Wenn der autistische Mensch mit dabei hilft, Kisten zu packen und in das neue Wohnumfeld zu transportieren oder vor Ort irgendwelche kleineren handwerklichen Aufgaben übernimmt, sieht er dabei zu, wie die Veränderungen geschehen und wird nicht davon überrumpelt. Er bewirkt sie quasi selbst und sieht wie die Wohnung sich langsam aber sicher mit den gewohnten Möbeln füllt. Wenn neue Möbel angeschafft werden, sollte man natürlich immer versuchen, dass er sie mit aussucht und mit aufbaut. Ich weiß, dass das schwerer betroffene Autisten nicht so gut können und die Umsetzung an der Stelle schwierig sein kann, aber eigentlich gibt es doch immer irgendwelche kleinen Aufgaben, die auch sie übernehmen können. Beim eigentlichen Umzug natürlich auch, denn das signalisiert: okay, wir verlassen jetzt gemeinsam die alte Wohnung und bringen alles in die neue und dann übernachten wir dort. 
  • Von der alten Wohnung verabschieden.
Mag sich kindisch anhören, mir hat es aber immer geholfen, mich bei der alten Wohnung und den dortigen Räumlichkeiten zu verabschieden. Ich bin noch mal durch die leere Wohnung und habe Revue passieren lassen, was ich dort alles erlebt habe und zu realisieren, dass sie jetzt leer ist und ich dort nicht mehr wohne. Es hat mir gezeigt: hier sind keine Gegenstände mehr, die zu meinem Leben gehören, das Leben wird jetzt woanders stattfinden. Vielleicht kann man das auch mit einem Begrüßungsritual der neuen Wohnung verknüpfen. Hierzu fällt mir persönlich jetzt nichts ein, aber ihr seid garantiert kreativ!

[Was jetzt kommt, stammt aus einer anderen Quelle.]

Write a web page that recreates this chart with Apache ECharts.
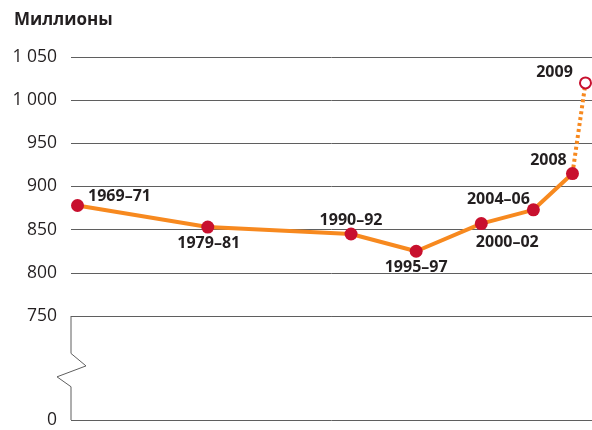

  • Neue Schulwege/Arbeitswege üben, Umgebung erkunden
Je nachdem wie weit man von dem ursprünglichen Wohnort wegzieht, können sich natürlich die gewohnten Wege die der Autist früher benutzt hat, verändern. Es kann hilfreich sein, wenn man die schon mal gemeinsam abläuft/abfährt und schon mal erkundet, wo man am neuen Wohnort einen guten Bäcker hat, wo man einkaufen gehen kann, etc. Alles was schon mal bekannt ist, sorgt für Sicherheit und der neue Ort ist direkt schon etwas weniger fremd. Und zwar vollkommen unabhängig wie weit die Wohnung an sich ist! 

Ihr merkt: das wichtigste sind Gewöhnung an die Umgebung und das spürbar machen der Veränderungen, durch aktives Mitwirken an dem Umzug. Der wichtigste Faktor würde ich sagen, ist dabei "Zeit". Es ist von Autist zu Autist unterschiedlich, wie schnell er sich an Veränderungen anpassen/gewöhnen kann. Man sollte also grundsätzlich immer eine Menge Zeit einplanen für die Gewöhnung, damit möglichst so wenig Stress wie möglich entsteht. Außerdem sollte man auf keinen Fall irgendwelche Hauruck-Aktionen fahren, sondern kleinschrittig vorgehen. Wenn es der Autist zunächst erst mal nur 3 min in der künftigen Bleibe aushält, dann ist das so. Dann sollte man ihn auch nicht zwingen, sich dort länger aufzuhalten. Man kann aber vorsichtig anregen, dass man beim nächsten Mal ein bisschen länger bleibt. Vielleicht könnte man sich in dem neuen Zimmer schon mal mit dem Spezialinteresse beschäftigen? Am günstigsten ist es natürlich immer, wenn sich der autistische Mensch freiwillig für längere Zeit dort aufhält, wo es hingehen soll. 

Vielleicht hilft euch der eine oder andere Tipp. Falls ihr selbst autistisch seid, könnt ihr natürlich selber für euch den einen oder anderen Kniff verwenden. Habt einen schönen Tag!